Once you describe something with an easy to understand model (especially a numerical one) it becomes extremely convincing (maybe it’s something like harmonic grammar or joke telling where understanding the joke makes it more funny.)

This is for the people who’s entire job involves building spreadsheets full of numbers to show to each other; it’s the end of academia’s influence on corporate culture. It’s part of a machine who’s sole purpose is to make noise for its own amusement.


I once took a remote job in which my first task was to write an electron app that would take camera photos every minute and upload them to an S3 bucket. It would also log the time when it was started and when it was closed. There was also talk about using basic facial recognition to establish when a human was in the photo or not. This would then be used to outline your daily start and stop time, and determine when you leave/return to the PC.

I have never noped out of a job so quickly.

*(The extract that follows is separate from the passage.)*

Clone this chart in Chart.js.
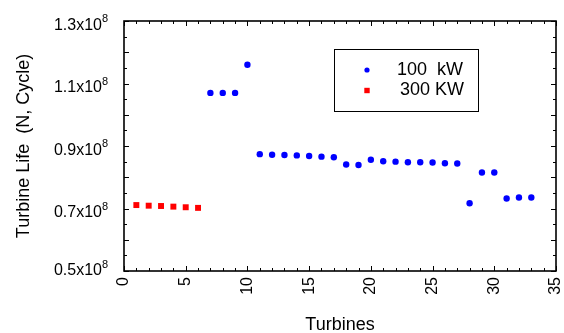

> I have never noped out of a job so quickly.

Genuine thanks to you for applying ethics to your work!


I always get this funny email from Microsoft analytics at the end of the week. In a week where I have at least 10 hours of meetings, it reported that 86% of my time was "focus time." Gee Microsoft analytics thanks! Note that the meetings dont include firefighting, taps on shoulder, answering questions in direct message. All "focus time" apparently.


As a senior technical leader, I don't write much code each week. I'd be extremely surprised if these systems could differentiate my impact versus others at the same level.